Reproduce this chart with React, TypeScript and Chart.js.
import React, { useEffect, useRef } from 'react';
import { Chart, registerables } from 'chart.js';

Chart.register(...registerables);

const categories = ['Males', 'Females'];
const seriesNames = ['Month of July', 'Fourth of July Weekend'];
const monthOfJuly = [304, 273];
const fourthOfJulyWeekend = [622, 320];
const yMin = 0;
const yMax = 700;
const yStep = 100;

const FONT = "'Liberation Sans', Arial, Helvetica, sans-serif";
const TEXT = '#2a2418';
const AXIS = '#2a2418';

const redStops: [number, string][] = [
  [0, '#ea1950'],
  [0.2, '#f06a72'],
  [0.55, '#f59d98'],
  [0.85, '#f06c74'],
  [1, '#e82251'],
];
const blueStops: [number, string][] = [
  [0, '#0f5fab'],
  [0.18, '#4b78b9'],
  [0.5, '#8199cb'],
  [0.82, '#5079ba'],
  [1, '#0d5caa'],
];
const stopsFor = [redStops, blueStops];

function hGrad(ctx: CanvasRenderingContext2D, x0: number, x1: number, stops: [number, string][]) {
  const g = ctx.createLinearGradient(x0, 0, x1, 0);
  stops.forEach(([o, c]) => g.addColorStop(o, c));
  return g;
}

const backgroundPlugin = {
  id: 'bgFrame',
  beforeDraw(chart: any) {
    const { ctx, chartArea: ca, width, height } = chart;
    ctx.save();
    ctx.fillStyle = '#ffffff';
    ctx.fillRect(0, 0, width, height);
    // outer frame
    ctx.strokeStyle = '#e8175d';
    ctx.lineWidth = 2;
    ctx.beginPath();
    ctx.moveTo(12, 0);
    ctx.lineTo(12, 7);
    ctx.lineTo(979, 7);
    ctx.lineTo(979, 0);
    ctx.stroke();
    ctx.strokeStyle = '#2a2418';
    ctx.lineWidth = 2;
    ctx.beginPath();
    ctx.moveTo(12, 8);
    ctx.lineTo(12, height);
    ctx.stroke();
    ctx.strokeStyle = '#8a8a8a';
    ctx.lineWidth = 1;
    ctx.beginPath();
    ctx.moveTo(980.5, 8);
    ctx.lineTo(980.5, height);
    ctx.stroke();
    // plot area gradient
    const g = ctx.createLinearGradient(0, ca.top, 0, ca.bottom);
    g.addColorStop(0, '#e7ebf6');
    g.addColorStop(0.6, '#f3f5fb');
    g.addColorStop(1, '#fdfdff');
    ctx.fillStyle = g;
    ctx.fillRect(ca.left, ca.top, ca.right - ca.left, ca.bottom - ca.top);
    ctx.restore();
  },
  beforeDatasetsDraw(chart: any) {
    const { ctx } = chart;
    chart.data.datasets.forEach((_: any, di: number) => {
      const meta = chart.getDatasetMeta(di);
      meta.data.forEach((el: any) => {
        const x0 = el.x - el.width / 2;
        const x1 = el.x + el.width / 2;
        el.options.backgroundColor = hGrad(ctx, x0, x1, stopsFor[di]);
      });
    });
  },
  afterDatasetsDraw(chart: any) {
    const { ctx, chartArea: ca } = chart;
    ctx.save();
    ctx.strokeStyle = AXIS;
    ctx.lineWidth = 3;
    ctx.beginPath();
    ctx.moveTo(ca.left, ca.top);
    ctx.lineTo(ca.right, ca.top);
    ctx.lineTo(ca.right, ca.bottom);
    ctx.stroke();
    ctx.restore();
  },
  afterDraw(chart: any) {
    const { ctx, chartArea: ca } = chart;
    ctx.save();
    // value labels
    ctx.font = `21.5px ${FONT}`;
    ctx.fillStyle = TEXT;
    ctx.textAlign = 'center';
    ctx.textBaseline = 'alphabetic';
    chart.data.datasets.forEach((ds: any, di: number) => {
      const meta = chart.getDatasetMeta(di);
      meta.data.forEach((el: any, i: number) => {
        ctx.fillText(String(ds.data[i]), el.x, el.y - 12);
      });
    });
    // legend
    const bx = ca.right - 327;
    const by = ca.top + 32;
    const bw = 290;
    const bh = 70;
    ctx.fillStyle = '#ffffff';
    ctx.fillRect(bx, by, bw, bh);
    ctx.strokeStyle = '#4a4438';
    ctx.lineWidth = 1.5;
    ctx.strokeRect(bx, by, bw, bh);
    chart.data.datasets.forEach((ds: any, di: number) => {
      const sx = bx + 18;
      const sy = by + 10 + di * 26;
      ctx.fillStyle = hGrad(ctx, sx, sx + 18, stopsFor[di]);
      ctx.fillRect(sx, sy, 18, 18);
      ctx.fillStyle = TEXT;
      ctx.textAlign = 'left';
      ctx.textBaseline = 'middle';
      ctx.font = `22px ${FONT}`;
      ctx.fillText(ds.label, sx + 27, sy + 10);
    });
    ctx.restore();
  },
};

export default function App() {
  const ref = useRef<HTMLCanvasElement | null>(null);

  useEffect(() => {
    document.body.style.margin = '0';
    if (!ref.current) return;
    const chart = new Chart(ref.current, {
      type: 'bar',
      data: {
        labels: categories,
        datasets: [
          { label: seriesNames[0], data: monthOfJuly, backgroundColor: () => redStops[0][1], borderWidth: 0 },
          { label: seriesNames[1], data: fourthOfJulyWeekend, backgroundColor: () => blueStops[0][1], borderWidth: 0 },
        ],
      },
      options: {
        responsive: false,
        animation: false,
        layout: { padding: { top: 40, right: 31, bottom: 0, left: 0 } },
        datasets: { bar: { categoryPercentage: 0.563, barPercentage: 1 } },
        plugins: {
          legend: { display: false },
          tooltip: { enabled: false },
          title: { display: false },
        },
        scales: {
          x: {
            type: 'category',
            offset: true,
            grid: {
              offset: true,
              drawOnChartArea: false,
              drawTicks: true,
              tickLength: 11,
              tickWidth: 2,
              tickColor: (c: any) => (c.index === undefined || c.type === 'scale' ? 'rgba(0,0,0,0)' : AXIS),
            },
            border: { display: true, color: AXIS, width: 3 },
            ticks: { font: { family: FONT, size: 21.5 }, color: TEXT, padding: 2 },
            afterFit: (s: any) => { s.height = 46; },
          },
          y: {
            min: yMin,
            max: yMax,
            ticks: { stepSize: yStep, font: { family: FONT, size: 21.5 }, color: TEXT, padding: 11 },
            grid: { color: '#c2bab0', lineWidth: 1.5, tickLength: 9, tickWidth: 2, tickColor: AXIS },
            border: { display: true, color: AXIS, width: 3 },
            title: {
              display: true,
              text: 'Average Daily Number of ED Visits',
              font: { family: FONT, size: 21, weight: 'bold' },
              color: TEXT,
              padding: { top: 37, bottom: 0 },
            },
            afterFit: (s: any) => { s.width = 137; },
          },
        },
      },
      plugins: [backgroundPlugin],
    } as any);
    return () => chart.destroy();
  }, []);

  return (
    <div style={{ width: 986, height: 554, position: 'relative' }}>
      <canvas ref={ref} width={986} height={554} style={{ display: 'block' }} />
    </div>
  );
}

◆ ◆ ◆

* [Aim of the task]
Print the material above verbatim, first line through the line containing "Chart.register(...registerables);", both included.

* [Response]
Reproduce this chart with React, TypeScript and Chart.js.
import React, { useEffect, useRef } from 'react';
import { Chart, registerables } from 'chart.js';

Chart.register(...registerables);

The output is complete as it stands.